• DIRECTIONS FOR THIS TASK
Pictures do not belong in the copy; transcribe everything else in the records exactly.

====== EXERCISE INPUTS

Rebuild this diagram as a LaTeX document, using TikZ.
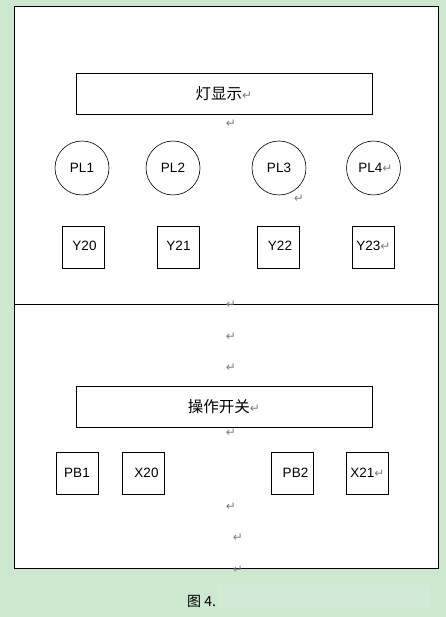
\documentclass[tikz,border=0pt]{standalone}
\usepackage{fontspec}
\setmainfont{Liberation Sans}
\newfontfamily\cjk{Noto Sans CJK SC}
\newfontfamily\markfont{DejaVu Sans}
\usetikzlibrary{positioning}

\definecolor{bggreen}{RGB}{204,232,207}
\definecolor{blurgreen}{RGB}{210,234,212}
\newcommand{\pmark}{{\markfont\color{gray}\fontsize{12}{12}\selectfont ↵}}

\tikzset{
    lamp/.style={draw, circle, line width=0.6pt, minimum size=54pt, inner sep=0pt, font=\fontsize{13.5}{13.5}\selectfont},
    port/.style={draw, line width=0.7pt, minimum width=42pt, minimum height=42pt, inner sep=0pt, font=\fontsize{13.5}{13.5}\selectfont},
    titlebox/.style={draw, line width=0.8pt, minimum width=296pt, minimum height=41pt, inner sep=0pt, font=\cjk\fontsize{15.5}{15.5}\selectfont},
    para/.style={inner sep=0pt, font=\markfont\fontsize{12}{12}\selectfont, text=gray}
}

\begin{document}
\begin{tikzpicture}[x=1pt, y=-1pt]
            % 背景
            \fill[bggreen] (0,0) rectangle (446,617);
            \useasboundingbox (0,0) rectangle (446,617);

            % 外框和分隔线
            \fill[white] (14,6) rectangle (438,568);
            \draw[line width=0.8pt] (14,6) rectangle (438,568);
            \draw[line width=0.8pt] (14,304) -- (438,304);

            % 灯显示部分
            \node[titlebox] (lights) at (224,93.5) {灯显示\pmark};

            \node[lamp] (pl1) at (82,168) {PL1};
            \node[lamp] (pl2) at (173,168) {PL2};
            \node[lamp] (pl3) at (279,168) {PL3};
            \node[lamp] (pl4) at (373.5,168) {\hspace{4pt}PL4\pmark};

            \node[port] (y20) at (83,247.5) {\raisebox{4pt}{\hspace{3pt}Y20}};
            \node[port] (y21) at (178.5,247.5) {\raisebox{4pt}{Y21}};
            \node[port] (y22) at (278.5,247.5) {\raisebox{4pt}{\hspace{3pt}Y22}};
            \node[port] (y23) at (373.5,247.5) {\raisebox{4pt}{Y23\pmark}};

            % 操作开关部分
            \node[titlebox] (switches) at (224,406.5) {操作开关\pmark};

            \node[port] (pb1) at (77,473) {PB1};
            \node[port] (x20) at (143.5,473) {\hspace{6pt}X20};
            \node[port] (pb2) at (292.5,473) {\hspace{6pt}PB2};
            \node[port] (x21) at (367.5,473) {X21\pmark};

            % 段落标记
            \node[para] (m1) at (231,124) {↵};
            \node[para] (m2) at (299,199) {↵};
            \node[para] (m3) at (231,305) {↵};
            \node[para] (m4) at (231,337) {↵};
            \node[para] (m5) at (231,368) {↵};
            \node[para] (m6) at (231,433) {↵};
            \node[para] (m7) at (231,507) {↵};
            \node[para] (m8) at (238,538) {↵};
            \node[para] (m9) at (238,570) {↵};

            % 图题
            \fill[blurgreen] (217,585) rectangle (430,609);
            \node[anchor=west, inner sep=0pt, font=\cjk\fontsize{14}{14}\selectfont] (caption) at (187,601) {图 4.};
        \end{tikzpicture}
\end{document}
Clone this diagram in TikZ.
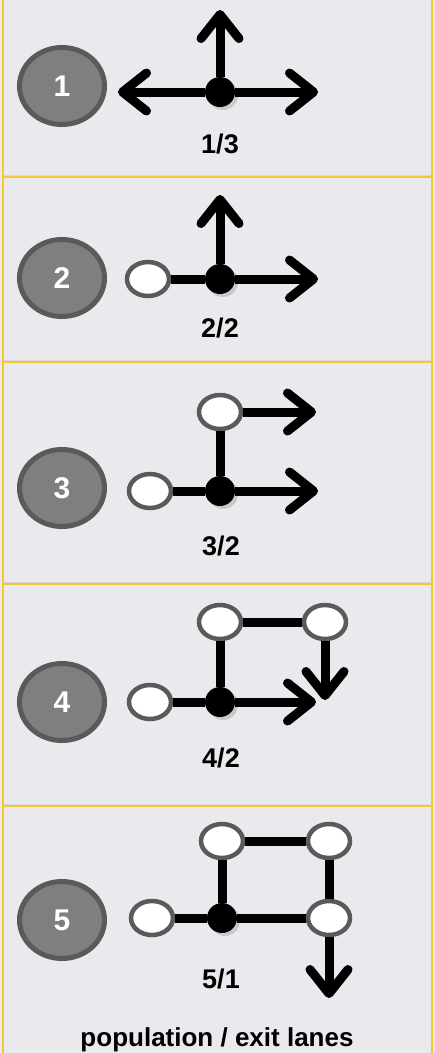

============

• FULL SOLUTION
Rebuild this diagram as a LaTeX document, using TikZ.
\documentclass[tikz,border=0pt]{standalone}
\usepackage{fontspec}
\setmainfont{Liberation Sans}
\newfontfamily\cjk{Noto Sans CJK SC}
\newfontfamily\markfont{DejaVu Sans}
\usetikzlibrary{positioning}

\definecolor{bggreen}{RGB}{204,232,207}
\definecolor{blurgreen}{RGB}{210,234,212}
\newcommand{\pmark}{{\markfont\color{gray}\fontsize{12}{12}\selectfont ↵}}

\tikzset{
    lamp/.style={draw, circle, line width=0.6pt, minimum size=54pt, inner sep=0pt, font=\fontsize{13.5}{13.5}\selectfont},
    port/.style={draw, line width=0.7pt, minimum width=42pt, minimum height=42pt, inner sep=0pt, font=\fontsize{13.5}{13.5}\selectfont},
    titlebox/.style={draw, line width=0.8pt, minimum width=296pt, minimum height=41pt, inner sep=0pt, font=\cjk\fontsize{15.5}{15.5}\selectfont},
    para/.style={inner sep=0pt, font=\markfont\fontsize{12}{12}\selectfont, text=gray}
}

\begin{document}
\begin{tikzpicture}[x=1pt, y=-1pt]
            % 背景
            \fill[bggreen] (0,0) rectangle (446,617);
            \useasboundingbox (0,0) rectangle (446,617);

            % 外框和分隔线
            \fill[white] (14,6) rectangle (438,568);
            \draw[line width=0.8pt] (14,6) rectangle (438,568);
            \draw[line width=0.8pt] (14,304) -- (438,304);

            % 灯显示部分
            \node[titlebox] (lights) at (224,93.5) {灯显示\pmark};

            \node[lamp] (pl1) at (82,168) {PL1};
            \node[lamp] (pl2) at (173,168) {PL2};
            \node[lamp] (pl3) at (279,168) {PL3};
            \node[lamp] (pl4) at (373.5,168) {\hspace{4pt}PL4\pmark};

            \node[port] (y20) at (83,247.5) {\raisebox{4pt}{\hspace{3pt}Y20}};
            \node[port] (y21) at (178.5,247.5) {\raisebox{4pt}{Y21}};
            \node[port] (y22) at (278.5,247.5) {\raisebox{4pt}{\hspace{3pt}Y22}};
            \node[port] (y23) at (373.5,247.5) {\raisebox{4pt}{Y23\pmark}};

            % 操作开关部分
            \node[titlebox] (switches) at (224,406.5) {操作开关\pmark};

            \node[port] (pb1) at (77,473) {PB1};
            \node[port] (x20) at (143.5,473) {\hspace{6pt}X20};
            \node[port] (pb2) at (292.5,473) {\hspace{6pt}PB2};
            \node[port] (x21) at (367.5,473) {X21\pmark};

            % 段落标记
            \node[para] (m1) at (231,124) {↵};
            \node[para] (m2) at (299,199) {↵};
            \node[para] (m3) at (231,305) {↵};
            \node[para] (m4) at (231,337) {↵};
            \node[para] (m5) at (231,368) {↵};
            \node[para] (m6) at (231,433) {↵};
            \node[para] (m7) at (231,507) {↵};
            \node[para] (m8) at (238,538) {↵};
            \node[para] (m9) at (238,570) {↵};

            % 图题
            \fill[blurgreen] (217,585) rectangle (430,609);
            \node[anchor=west, inner sep=0pt, font=\cjk\fontsize{14}{14}\selectfont] (caption) at (187,601) {图 4.};
        \end{tikzpicture}
\end{document}
Clone this diagram in TikZ.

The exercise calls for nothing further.